Moreover, *one* down year in PC sales hardly indicates the permanent death of the PC market. IMO, it mostly indicates a major recession, combined with a flood of almost-new surplus PCs from dot.bombs, combined with fairly recent upgrades due to Y2K.

While I don't expect the death of the PC market, I think it's going to be flat for the forseeable future, absent some hot new use for PCs. I base this on my own experience. I'm a bigtime computer geek and I've been sticking with my 2-year-old 733 MHz system because there's been no compelling reason to upgrade. It's been sufficient for anything I've wanted to do since I bought it, and that includes some fairly intensive uses like gaming, Photoshop, database/website constuction, programming, etc. If somebody like me is happy with an older machine, then the average user is definitely not going to find a need for a new one, and I think the vast majority of PCs sold now are going to be for new purchases, not replacements for existing computers. The only thing I see on the horizon that could change the situation is digital video, and I don't notice a lot of interest from consumers in that yet.

Just my personal 2 cents.



To: Katherine Derbyshire who wrote (10162)2/7/2002 3:46:35 AM
From: Pink Minion  Read Replies (1) | Respond to of 10921
 
ASPs typically go up, actually. Though the cost/function goes down, the price per chip goes up. A P4 costs more than a P3, a 256 MB DRAM costs more than a 128 MB DRAM.

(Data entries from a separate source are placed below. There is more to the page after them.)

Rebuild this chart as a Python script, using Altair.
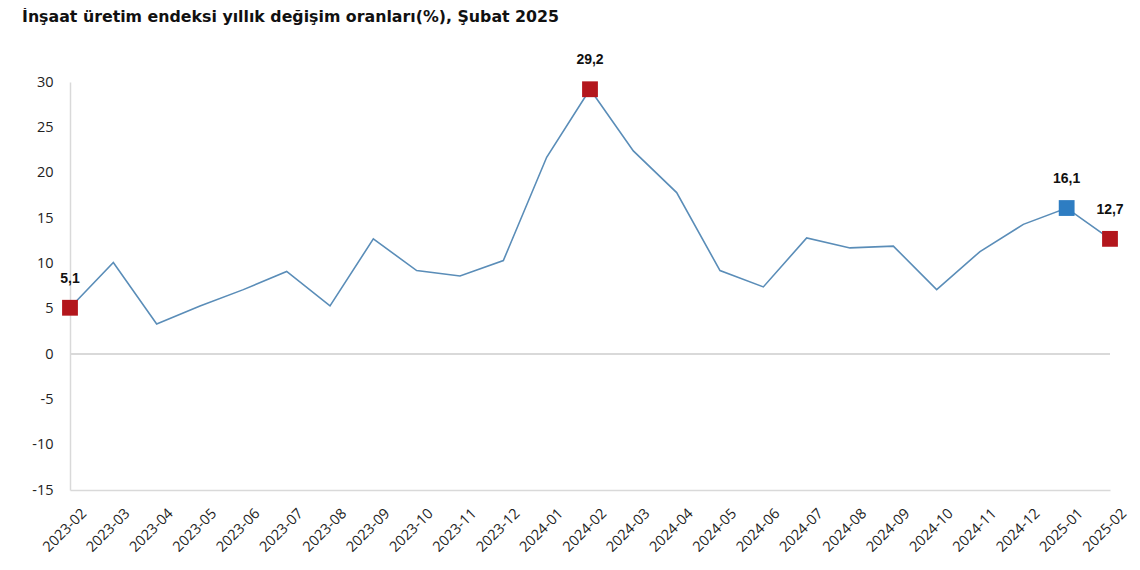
import altair as alt
import pandas as pd

months = ["2023-02", "2023-03", "2023-04", "2023-05", "2023-06", "2023-07", "2023-08",
          "2023-09", "2023-10", "2023-11", "2023-12", "2024-01", "2024-02", "2024-03",
          "2024-04", "2024-05", "2024-06", "2024-07", "2024-08", "2024-09", "2024-10",
          "2024-11", "2024-12", "2025-01", "2025-02"]
values = [5.1, 10.1, 3.3, 5.3, 7.1, 9.1, 5.3, 12.7, 9.2, 8.6, 10.3, 21.7, 29.2, 22.4,
          17.8, 9.2, 7.4, 12.8, 11.7, 11.9, 7.1, 11.3, 14.3, 16.1, 12.7]

hl_months = ["2023-02", "2024-02", "2025-01", "2025-02"]
hl_values = [5.1, 29.2, 16.1, 12.7]
hl_labels = ["5,1", "29,2", "16,1", "12,7"]
hl_colors = ["#B3161C", "#B3161C", "#2E7DC2", "#B3161C"]

df = pd.DataFrame({"month": months, "value": values})
hl = pd.DataFrame({"month": hl_months, "value": hl_values, "label": hl_labels, "color": hl_colors})

axis_font = "Open Sans"
xscale = alt.Scale(domain=months, padding=0)
yscale = alt.Scale(domain=[-15, 30], nice=False, zero=False)

x = alt.X("month:O", title=None, sort=months, scale=xscale,
          axis=alt.Axis(labelAngle=-45, labelFont=axis_font, labelFontSize=14.5,
                        labelColor="#222222", ticks=False, labelPadding=16, labelOffset=9,
                        domainColor="#d9d9d9", domainWidth=1.5, grid=False))
y = alt.Y("value:Q", title=None, scale=yscale,
          axis=alt.Axis(values=list(range(-15, 31, 5)), labelFont=axis_font, labelFontSize=14.5,
                        labelColor="#222222", ticks=False, labelPadding=17, grid=False,
                        labelExpr="toString(datum.value)",
                        domainColor="#d9d9d9", domainWidth=1.5))

base = alt.Chart(df)

zero = base.mark_rule(color="#d9d9d9", strokeWidth=1.5).encode(y=alt.datum(0))

line = base.mark_line(color="#5A8DB8", strokeWidth=1.6).encode(x=x, y=y)

pts = alt.Chart(hl).mark_square(size=250, opacity=1, filled=True).encode(
    x=alt.X("month:O", sort=months),
    y=alt.Y("value:Q"),
    color=alt.Color("color:N", scale=None),
)

txt = alt.Chart(hl).mark_text(dy=-29, font="Liberation Sans", fontWeight="bold",
                              fontSize=14, color="#111111").encode(
    x=alt.X("month:O", sort=months),
    y=alt.Y("value:Q"),
    text="label:N",
)

chart = alt.layer(line, zero, pts, txt).properties(
    width=1040, height=408,
    title=alt.TitleParams("İnşaat üretim endeksi yıllık değişim oranları(%), Şubat 2025",
                          anchor="start", frame="group", dx=-48, offset=27,
                          font="DejaVu Sans", fontSize=15.8, fontWeight="bold",
                          color="#111111"),
    autosize=alt.AutoSizeParams(type="none"),
    padding={"left": 62, "top": 74, "right": 20, "bottom": 70},
    background="white",
).configure_view(stroke=None)

chart.save("out.html", embed_options={"renderer": "svg", "actions": False})
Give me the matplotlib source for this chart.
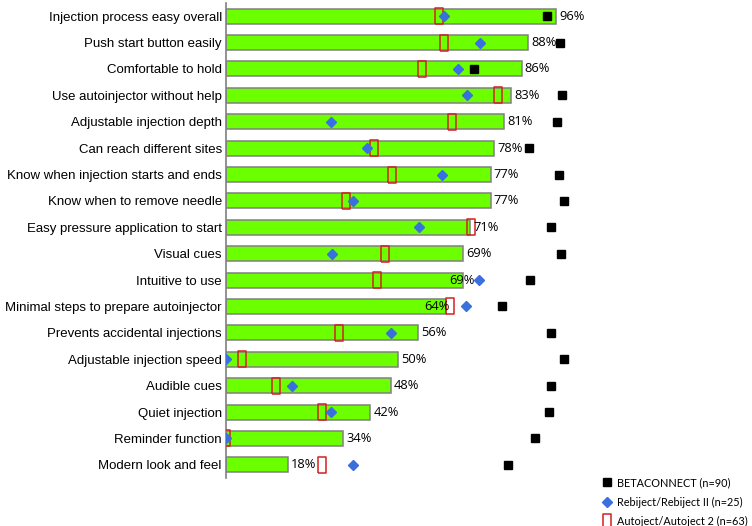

ASP means for the same chip. And it eventually goes to zero. Do they still sell 4MB DRAM? No other industry (except software) could survive this type of deflation if it wasn't for the demand growth.

Moreover, *one* down year in PC sales hardly indicates the permanent death of the PC market

Didn't say that, just that the days of 20 percent growth seem to be over. Has any other invention had double dip hypergrowth? Maybe when China starts making $200 PC's that growth will return.

All the inventions you mentioned I don't believe caused a PC upgrade cycle. And corporations definitely don't want that crap on their systems. Yes, the share of chips in PC's has been declining and will continue to decline. It just has a long way to go from 65%.